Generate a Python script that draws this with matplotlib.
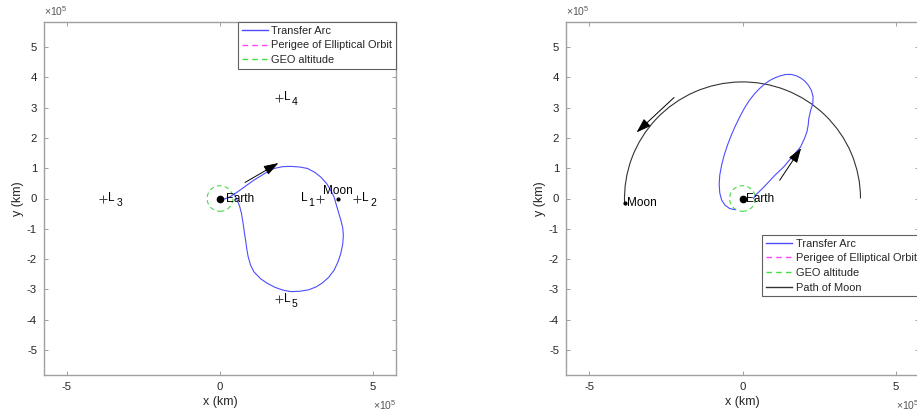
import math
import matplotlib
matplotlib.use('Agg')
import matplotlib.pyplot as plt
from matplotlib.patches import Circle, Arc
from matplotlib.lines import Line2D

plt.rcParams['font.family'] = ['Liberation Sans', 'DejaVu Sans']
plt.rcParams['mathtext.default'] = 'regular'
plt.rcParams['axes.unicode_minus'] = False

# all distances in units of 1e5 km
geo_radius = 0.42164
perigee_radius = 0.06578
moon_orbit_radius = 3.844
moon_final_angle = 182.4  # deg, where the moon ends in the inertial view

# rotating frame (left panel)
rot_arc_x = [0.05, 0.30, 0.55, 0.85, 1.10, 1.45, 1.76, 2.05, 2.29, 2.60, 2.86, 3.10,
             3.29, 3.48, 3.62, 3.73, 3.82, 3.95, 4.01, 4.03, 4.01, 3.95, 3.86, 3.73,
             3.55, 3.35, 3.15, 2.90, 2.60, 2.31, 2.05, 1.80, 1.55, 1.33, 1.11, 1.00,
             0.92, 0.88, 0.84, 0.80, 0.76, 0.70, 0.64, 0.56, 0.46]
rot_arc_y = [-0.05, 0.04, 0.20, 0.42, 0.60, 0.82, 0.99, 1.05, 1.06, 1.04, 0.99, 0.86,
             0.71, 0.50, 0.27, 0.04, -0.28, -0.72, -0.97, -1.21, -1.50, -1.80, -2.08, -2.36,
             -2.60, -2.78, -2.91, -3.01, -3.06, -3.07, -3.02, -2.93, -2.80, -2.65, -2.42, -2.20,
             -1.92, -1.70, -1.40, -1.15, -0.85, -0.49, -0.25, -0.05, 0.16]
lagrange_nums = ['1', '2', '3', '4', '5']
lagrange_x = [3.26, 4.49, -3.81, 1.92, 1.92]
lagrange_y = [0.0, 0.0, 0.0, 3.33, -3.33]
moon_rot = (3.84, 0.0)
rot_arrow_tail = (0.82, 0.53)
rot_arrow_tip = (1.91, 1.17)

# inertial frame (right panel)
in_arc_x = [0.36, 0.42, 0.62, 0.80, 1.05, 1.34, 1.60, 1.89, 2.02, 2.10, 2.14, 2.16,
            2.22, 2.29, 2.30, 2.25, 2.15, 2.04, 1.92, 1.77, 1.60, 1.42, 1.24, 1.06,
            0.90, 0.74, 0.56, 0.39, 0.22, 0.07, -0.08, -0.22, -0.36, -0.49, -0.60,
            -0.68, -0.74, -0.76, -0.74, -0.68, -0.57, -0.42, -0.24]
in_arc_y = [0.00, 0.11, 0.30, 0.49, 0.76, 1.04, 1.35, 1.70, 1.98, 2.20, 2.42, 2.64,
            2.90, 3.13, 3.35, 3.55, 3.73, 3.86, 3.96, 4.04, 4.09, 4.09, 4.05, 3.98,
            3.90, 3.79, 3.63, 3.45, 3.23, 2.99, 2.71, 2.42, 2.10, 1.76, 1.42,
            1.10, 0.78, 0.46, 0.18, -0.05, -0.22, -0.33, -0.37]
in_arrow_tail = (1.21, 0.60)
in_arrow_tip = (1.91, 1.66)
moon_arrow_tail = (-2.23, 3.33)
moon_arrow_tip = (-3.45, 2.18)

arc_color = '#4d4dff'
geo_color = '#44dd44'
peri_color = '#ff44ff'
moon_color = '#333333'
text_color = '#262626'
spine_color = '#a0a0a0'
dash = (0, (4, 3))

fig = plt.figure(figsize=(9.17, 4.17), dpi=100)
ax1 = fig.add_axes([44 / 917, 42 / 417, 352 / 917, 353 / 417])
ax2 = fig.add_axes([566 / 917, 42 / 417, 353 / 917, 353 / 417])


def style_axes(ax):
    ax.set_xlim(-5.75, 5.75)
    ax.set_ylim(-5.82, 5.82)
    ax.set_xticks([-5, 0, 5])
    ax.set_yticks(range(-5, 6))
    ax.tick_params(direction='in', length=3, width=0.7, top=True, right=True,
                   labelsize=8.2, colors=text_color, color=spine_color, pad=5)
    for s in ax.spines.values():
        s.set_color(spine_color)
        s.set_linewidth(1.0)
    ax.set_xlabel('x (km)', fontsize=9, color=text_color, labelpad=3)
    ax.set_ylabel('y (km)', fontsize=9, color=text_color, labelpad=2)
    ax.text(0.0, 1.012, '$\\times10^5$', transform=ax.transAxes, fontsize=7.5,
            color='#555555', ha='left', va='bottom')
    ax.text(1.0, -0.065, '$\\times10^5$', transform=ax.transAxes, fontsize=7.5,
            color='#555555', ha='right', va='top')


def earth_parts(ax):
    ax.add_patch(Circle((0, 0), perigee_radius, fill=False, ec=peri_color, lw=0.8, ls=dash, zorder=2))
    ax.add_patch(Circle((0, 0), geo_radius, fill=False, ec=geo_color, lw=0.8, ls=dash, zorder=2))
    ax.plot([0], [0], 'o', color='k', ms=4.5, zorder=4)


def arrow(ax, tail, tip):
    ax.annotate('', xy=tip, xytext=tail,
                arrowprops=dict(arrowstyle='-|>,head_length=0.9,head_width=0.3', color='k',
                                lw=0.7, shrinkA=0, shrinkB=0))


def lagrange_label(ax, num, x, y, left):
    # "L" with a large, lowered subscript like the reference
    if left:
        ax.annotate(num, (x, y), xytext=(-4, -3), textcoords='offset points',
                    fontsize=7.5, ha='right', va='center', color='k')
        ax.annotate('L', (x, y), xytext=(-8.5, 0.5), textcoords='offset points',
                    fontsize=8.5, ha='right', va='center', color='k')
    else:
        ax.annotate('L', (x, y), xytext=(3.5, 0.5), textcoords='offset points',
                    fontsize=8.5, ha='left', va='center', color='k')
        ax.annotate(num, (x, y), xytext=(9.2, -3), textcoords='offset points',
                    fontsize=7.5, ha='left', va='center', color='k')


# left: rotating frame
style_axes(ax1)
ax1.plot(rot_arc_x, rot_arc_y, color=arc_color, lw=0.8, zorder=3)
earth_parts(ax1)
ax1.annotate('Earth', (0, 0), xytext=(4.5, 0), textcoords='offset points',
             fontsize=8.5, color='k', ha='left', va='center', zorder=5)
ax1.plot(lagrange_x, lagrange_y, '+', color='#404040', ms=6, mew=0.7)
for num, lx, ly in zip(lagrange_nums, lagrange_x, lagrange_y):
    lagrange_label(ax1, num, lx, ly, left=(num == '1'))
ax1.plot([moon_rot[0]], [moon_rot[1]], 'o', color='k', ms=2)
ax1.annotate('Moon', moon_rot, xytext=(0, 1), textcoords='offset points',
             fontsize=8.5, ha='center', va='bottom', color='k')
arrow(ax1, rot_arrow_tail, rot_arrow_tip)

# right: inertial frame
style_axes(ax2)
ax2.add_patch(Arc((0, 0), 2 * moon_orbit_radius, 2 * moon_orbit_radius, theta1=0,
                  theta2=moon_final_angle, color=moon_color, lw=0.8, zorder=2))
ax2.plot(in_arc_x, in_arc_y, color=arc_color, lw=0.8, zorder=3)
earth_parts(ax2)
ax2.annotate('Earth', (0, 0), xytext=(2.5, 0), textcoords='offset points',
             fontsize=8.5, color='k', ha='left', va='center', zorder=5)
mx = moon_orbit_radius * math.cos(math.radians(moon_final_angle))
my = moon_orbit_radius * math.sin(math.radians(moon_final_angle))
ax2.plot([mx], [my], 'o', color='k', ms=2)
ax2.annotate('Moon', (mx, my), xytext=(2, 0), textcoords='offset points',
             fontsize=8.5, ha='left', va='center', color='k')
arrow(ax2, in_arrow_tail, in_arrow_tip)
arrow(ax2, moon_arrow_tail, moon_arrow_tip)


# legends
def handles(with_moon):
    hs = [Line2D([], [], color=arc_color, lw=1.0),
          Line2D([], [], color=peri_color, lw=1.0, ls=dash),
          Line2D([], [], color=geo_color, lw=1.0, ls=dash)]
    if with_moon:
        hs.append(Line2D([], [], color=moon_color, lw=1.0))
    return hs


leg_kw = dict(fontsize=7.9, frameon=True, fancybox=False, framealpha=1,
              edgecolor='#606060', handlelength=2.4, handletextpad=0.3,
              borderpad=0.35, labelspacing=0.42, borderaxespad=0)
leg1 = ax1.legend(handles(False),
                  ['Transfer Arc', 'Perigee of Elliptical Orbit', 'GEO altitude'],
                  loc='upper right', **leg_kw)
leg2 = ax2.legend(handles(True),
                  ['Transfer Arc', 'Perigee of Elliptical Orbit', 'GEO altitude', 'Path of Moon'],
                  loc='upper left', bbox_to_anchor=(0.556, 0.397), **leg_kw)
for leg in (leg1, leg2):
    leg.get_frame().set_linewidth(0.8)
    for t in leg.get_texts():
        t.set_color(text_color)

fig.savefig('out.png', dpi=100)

§ **Request**:
Leave out the pictures and repeat exactly the lines from the start of the material through the line that contains "moon_final_angle = 182.4", both included.

§ **The answer**:
Generate a Python script that draws this with matplotlib.
import math
import matplotlib
matplotlib.use('Agg')
import matplotlib.pyplot as plt
from matplotlib.patches import Circle, Arc
from matplotlib.lines import Line2D

plt.rcParams['font.family'] = ['Liberation Sans', 'DejaVu Sans']
plt.rcParams['mathtext.default'] = 'regular'
plt.rcParams['axes.unicode_minus'] = False

# all distances in units of 1e5 km
geo_radius = 0.42164
perigee_radius = 0.06578
moon_orbit_radius = 3.844
moon_final_angle = 182.4  # deg, where the moon ends in the inertial view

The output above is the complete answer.